Be self-absorbed. Judge yourself by your appearance. Judge others by their appearance.
Be thin.
The body is everything. Neglect the brain. Be ignorant. Let your critical judgement decay. Be thin.
It is so mainstream, so embedded in the way we live our lives, it's almost impossible not to be affected by this. I've seen it written that younger and younger girls are becoming more and more obsessed by their body image and by a media-driven 'ideal' of a superthin woman.
Not that I'm advocating obesity. I am overweight. That is an indisputable fact. Not just because the scales say so. Not just because the tape-measure says so. Not just because it's obvious to anyone that looks at me. But for all of those reasons, and more. It is clearly in my own interests to start exercising again, having let it slip, and to re-assess what I'm eating. It is certainly not in my interests to embark on some crash diet 'rapid weight loss' eat only bananas for a week followed by lean chicken as long as you do it standing on one leg whilst incanting in tongues nonsense. I want to lose fat because of the health benefits in doing so, because I don't want to fork out for new clothes when my existing ones no longer fit me. And, to be honest, I want to look 'good', too.
But I just don't see how people can get all irate about one here-today gone-tomorrow tosser who may or may not be selling some pill which may further encourage vulnerable people into self-harm, and yet they stay quiet about the incessant brainwashing that your worth as a woman is measured only by how thin you are.
Johann describes him as a sociopath and from the little I know that would make sense. Yet, surely, sociopathy is also a mental illness, but one that we as a society, ironically, have no sympathy for. Arguably, a sociopath has as little control over and responsibility for their actions as does an anorexic. Maybe, as I say, I don't know. We must publicly display sympathy for someone who at least at some level and at some time has, like the addict, chosen to self-harm, yet many of us instinctively think of a sociopath as tantamount to evil.
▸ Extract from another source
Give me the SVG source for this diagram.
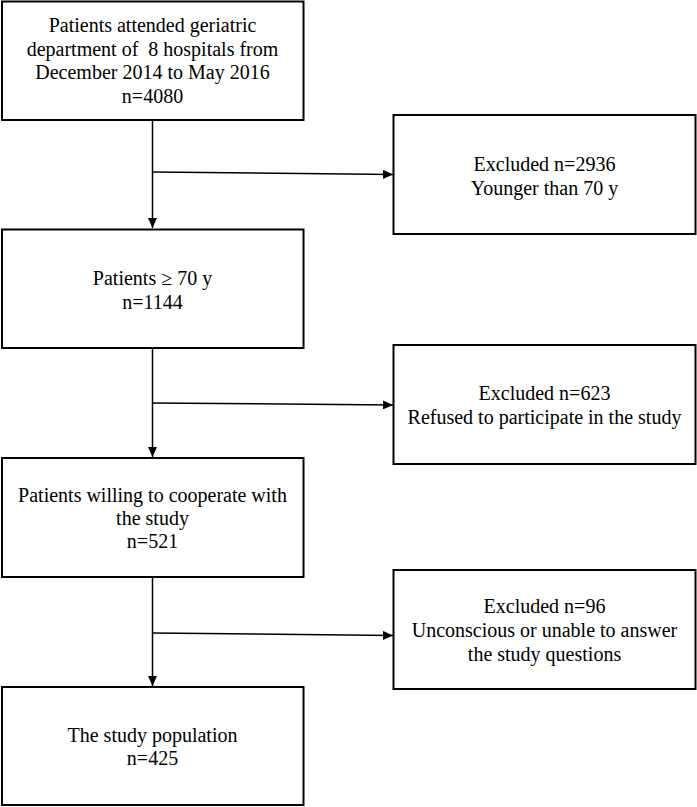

New Statesman has a commentary which nicely dismiss claims to free speech based on illegality; someone being free to say something doesn't remove the right of others to criticise or condemn. I just find it unconvincing that selling a 'weight management pill' can cause someone to become anorexic, especially considering it is a mental illness. And regarding people with an existing condition, who should be avoiding 'triggers', shouldn't we focus more on the constant brainwashing by Big Business rather than the rather amateurish marketing attempted by one obviously very disturbed individual.
Perhaps if we confront the brainwashing of Big Business, we would also have to examine our won complicity in it and our own desire to be manipulated. Just because I understood and long ago accepted my curvaceous figure and my superior intellect, doesn't mean that just sometimes I'd like to buy that top and be satisfied with unchallenging pursuits.